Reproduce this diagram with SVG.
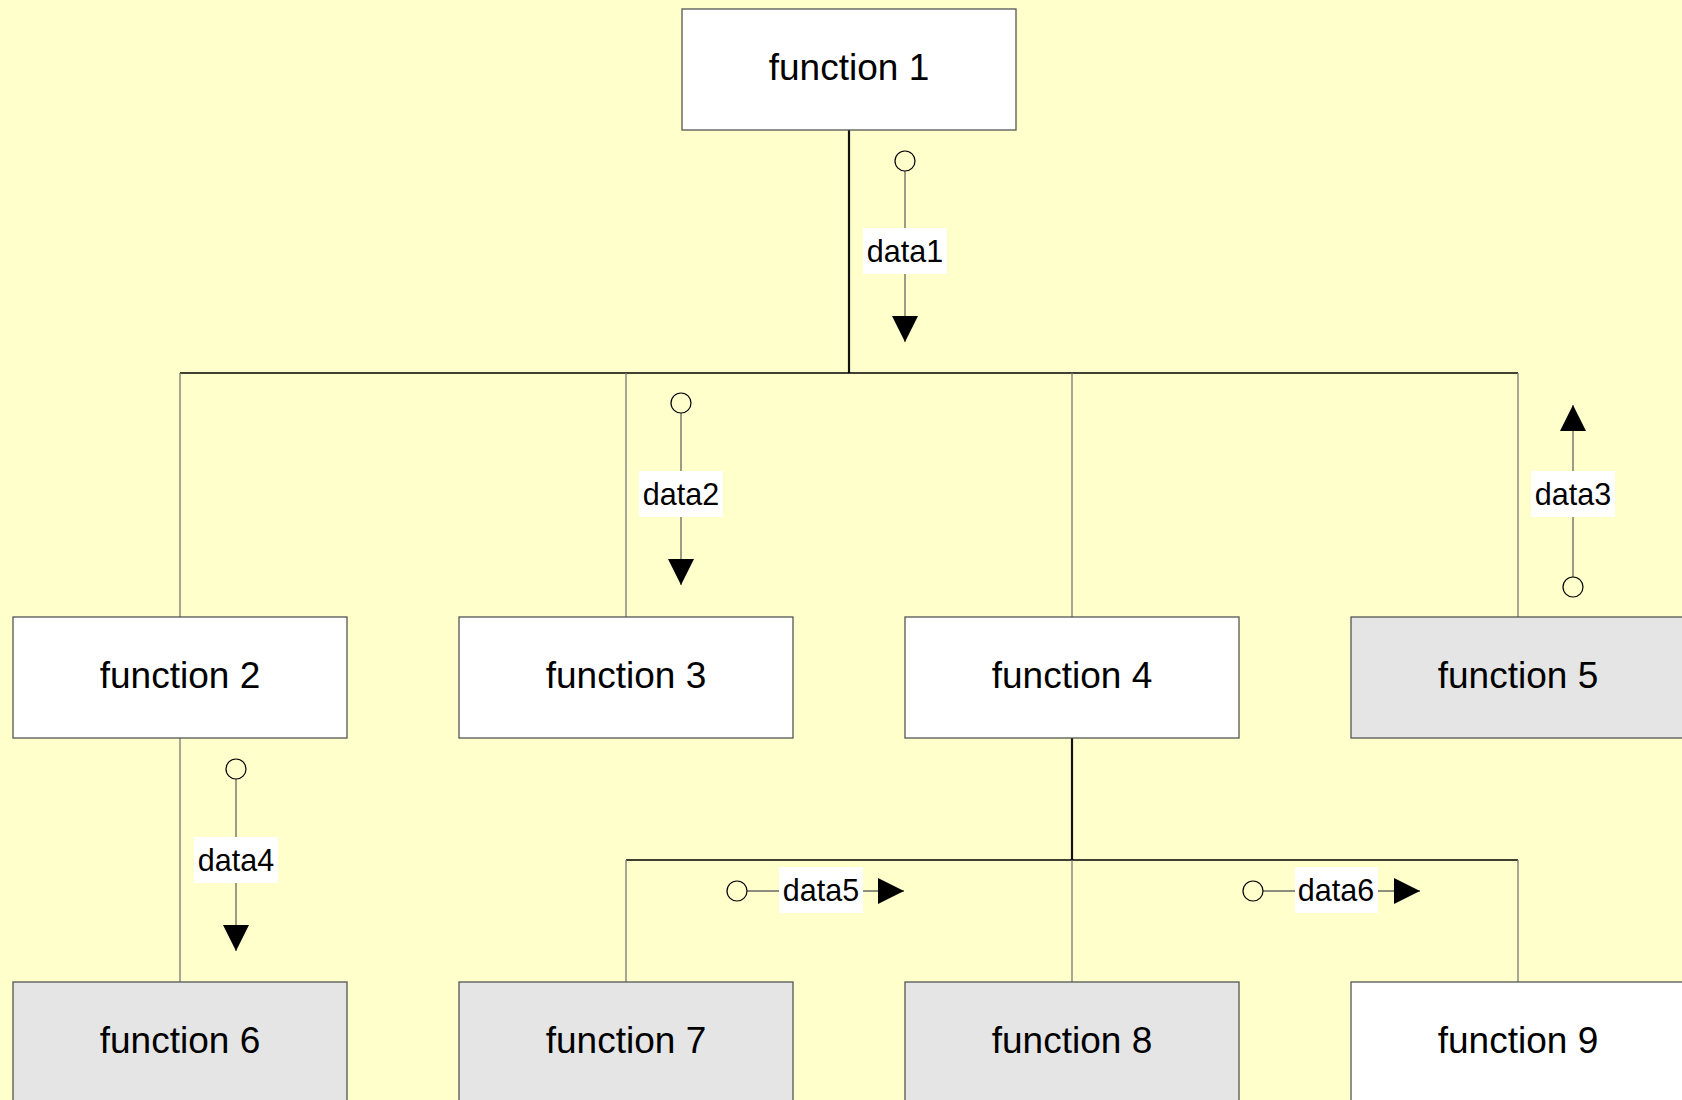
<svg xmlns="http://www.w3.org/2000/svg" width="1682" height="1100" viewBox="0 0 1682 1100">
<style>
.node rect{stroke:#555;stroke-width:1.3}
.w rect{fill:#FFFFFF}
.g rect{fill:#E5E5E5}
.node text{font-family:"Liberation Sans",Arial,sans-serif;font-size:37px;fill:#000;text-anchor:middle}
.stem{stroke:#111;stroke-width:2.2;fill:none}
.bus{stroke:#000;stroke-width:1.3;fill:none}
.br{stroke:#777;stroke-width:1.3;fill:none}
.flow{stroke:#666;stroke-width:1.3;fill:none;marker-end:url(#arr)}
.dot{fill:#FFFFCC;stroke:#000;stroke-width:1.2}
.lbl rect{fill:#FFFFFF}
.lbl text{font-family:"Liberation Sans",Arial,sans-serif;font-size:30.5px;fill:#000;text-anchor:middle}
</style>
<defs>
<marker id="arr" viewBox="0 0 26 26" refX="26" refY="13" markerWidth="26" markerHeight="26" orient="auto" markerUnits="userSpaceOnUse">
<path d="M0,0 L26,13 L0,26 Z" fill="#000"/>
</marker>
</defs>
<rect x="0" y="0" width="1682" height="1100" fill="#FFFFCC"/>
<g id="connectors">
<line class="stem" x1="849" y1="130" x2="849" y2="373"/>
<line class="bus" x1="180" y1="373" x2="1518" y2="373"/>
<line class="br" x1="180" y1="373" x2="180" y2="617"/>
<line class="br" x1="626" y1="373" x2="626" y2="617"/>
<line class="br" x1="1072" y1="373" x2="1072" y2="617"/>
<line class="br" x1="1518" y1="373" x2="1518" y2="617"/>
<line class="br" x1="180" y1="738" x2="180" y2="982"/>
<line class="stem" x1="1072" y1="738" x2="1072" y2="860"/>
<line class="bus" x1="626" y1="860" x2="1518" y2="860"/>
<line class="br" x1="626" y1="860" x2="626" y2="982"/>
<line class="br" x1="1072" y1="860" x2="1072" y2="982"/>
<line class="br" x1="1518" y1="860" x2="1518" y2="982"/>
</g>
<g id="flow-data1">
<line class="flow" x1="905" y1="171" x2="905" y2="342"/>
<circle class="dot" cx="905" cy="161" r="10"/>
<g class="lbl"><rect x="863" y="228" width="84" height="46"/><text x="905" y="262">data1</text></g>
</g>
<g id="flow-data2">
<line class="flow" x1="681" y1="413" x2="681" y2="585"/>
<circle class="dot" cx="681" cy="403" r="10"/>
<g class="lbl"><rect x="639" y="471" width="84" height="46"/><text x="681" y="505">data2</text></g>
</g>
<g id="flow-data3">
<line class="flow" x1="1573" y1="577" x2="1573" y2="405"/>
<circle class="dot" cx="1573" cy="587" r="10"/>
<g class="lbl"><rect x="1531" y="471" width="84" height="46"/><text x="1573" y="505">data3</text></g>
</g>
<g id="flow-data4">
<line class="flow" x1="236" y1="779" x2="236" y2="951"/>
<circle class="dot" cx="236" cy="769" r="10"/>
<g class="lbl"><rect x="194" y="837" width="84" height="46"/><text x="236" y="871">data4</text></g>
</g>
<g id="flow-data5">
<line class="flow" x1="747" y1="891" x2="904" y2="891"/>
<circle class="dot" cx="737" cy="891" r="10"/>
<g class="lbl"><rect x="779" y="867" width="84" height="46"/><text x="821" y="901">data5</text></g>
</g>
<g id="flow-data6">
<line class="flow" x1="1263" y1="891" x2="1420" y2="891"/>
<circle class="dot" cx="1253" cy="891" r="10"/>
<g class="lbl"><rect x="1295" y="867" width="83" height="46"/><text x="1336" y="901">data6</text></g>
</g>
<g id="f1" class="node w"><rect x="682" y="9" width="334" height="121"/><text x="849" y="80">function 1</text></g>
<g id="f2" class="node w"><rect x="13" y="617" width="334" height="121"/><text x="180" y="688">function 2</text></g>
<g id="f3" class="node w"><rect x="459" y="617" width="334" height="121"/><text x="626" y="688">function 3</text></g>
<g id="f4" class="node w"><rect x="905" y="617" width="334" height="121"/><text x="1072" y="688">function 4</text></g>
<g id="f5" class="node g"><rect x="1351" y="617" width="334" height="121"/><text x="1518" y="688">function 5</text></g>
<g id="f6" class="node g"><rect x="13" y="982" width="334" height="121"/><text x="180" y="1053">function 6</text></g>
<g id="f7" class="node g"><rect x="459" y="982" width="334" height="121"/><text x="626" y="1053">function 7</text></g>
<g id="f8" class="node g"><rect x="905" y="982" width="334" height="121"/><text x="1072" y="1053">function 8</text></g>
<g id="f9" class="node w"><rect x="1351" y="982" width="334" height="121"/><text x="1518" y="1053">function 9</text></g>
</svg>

* * *

Give back every line exactly as it stands, pictures excluded.

Reproduce this diagram with SVG.
<svg xmlns="http://www.w3.org/2000/svg" width="1682" height="1100" viewBox="0 0 1682 1100">
<style>
.node rect{stroke:#555;stroke-width:1.3}
.w rect{fill:#FFFFFF}
.g rect{fill:#E5E5E5}
.node text{font-family:"Liberation Sans",Arial,sans-serif;font-size:37px;fill:#000;text-anchor:middle}
.stem{stroke:#111;stroke-width:2.2;fill:none}
.bus{stroke:#000;stroke-width:1.3;fill:none}
.br{stroke:#777;stroke-width:1.3;fill:none}
.flow{stroke:#666;stroke-width:1.3;fill:none;marker-end:url(#arr)}
.dot{fill:#FFFFCC;stroke:#000;stroke-width:1.2}
.lbl rect{fill:#FFFFFF}
.lbl text{font-family:"Liberation Sans",Arial,sans-serif;font-size:30.5px;fill:#000;text-anchor:middle}
</style>
<defs>
<marker id="arr" viewBox="0 0 26 26" refX="26" refY="13" markerWidth="26" markerHeight="26" orient="auto" markerUnits="userSpaceOnUse">
<path d="M0,0 L26,13 L0,26 Z" fill="#000"/>
</marker>
</defs>
<rect x="0" y="0" width="1682" height="1100" fill="#FFFFCC"/>
<g id="connectors">
<line class="stem" x1="849" y1="130" x2="849" y2="373"/>
<line class="bus" x1="180" y1="373" x2="1518" y2="373"/>
<line class="br" x1="180" y1="373" x2="180" y2="617"/>
<line class="br" x1="626" y1="373" x2="626" y2="617"/>
<line class="br" x1="1072" y1="373" x2="1072" y2="617"/>
<line class="br" x1="1518" y1="373" x2="1518" y2="617"/>
<line class="br" x1="180" y1="738" x2="180" y2="982"/>
<line class="stem" x1="1072" y1="738" x2="1072" y2="860"/>
<line class="bus" x1="626" y1="860" x2="1518" y2="860"/>
<line class="br" x1="626" y1="860" x2="626" y2="982"/>
<line class="br" x1="1072" y1="860" x2="1072" y2="982"/>
<line class="br" x1="1518" y1="860" x2="1518" y2="982"/>
</g>
<g id="flow-data1">
<line class="flow" x1="905" y1="171" x2="905" y2="342"/>
<circle class="dot" cx="905" cy="161" r="10"/>
<g class="lbl"><rect x="863" y="228" width="84" height="46"/><text x="905" y="262">data1</text></g>
</g>
<g id="flow-data2">
<line class="flow" x1="681" y1="413" x2="681" y2="585"/>
<circle class="dot" cx="681" cy="403" r="10"/>
<g class="lbl"><rect x="639" y="471" width="84" height="46"/><text x="681" y="505">data2</text></g>
</g>
<g id="flow-data3">
<line class="flow" x1="1573" y1="577" x2="1573" y2="405"/>
<circle class="dot" cx="1573" cy="587" r="10"/>
<g class="lbl"><rect x="1531" y="471" width="84" height="46"/><text x="1573" y="505">data3</text></g>
</g>
<g id="flow-data4">
<line class="flow" x1="236" y1="779" x2="236" y2="951"/>
<circle class="dot" cx="236" cy="769" r="10"/>
<g class="lbl"><rect x="194" y="837" width="84" height="46"/><text x="236" y="871">data4</text></g>
</g>
<g id="flow-data5">
<line class="flow" x1="747" y1="891" x2="904" y2="891"/>
<circle class="dot" cx="737" cy="891" r="10"/>
<g class="lbl"><rect x="779" y="867" width="84" height="46"/><text x="821" y="901">data5</text></g>
</g>
<g id="flow-data6">
<line class="flow" x1="1263" y1="891" x2="1420" y2="891"/>
<circle class="dot" cx="1253" cy="891" r="10"/>
<g class="lbl"><rect x="1295" y="867" width="83" height="46"/><text x="1336" y="901">data6</text></g>
</g>
<g id="f1" class="node w"><rect x="682" y="9" width="334" height="121"/><text x="849" y="80">function 1</text></g>
<g id="f2" class="node w"><rect x="13" y="617" width="334" height="121"/><text x="180" y="688">function 2</text></g>
<g id="f3" class="node w"><rect x="459" y="617" width="334" height="121"/><text x="626" y="688">function 3</text></g>
<g id="f4" class="node w"><rect x="905" y="617" width="334" height="121"/><text x="1072" y="688">function 4</text></g>
<g id="f5" class="node g"><rect x="1351" y="617" width="334" height="121"/><text x="1518" y="688">function 5</text></g>
<g id="f6" class="node g"><rect x="13" y="982" width="334" height="121"/><text x="180" y="1053">function 6</text></g>
<g id="f7" class="node g"><rect x="459" y="982" width="334" height="121"/><text x="626" y="1053">function 7</text></g>
<g id="f8" class="node g"><rect x="905" y="982" width="334" height="121"/><text x="1072" y="1053">function 8</text></g>
<g id="f9" class="node w"><rect x="1351" y="982" width="334" height="121"/><text x="1518" y="1053">function 9</text></g>
</svg>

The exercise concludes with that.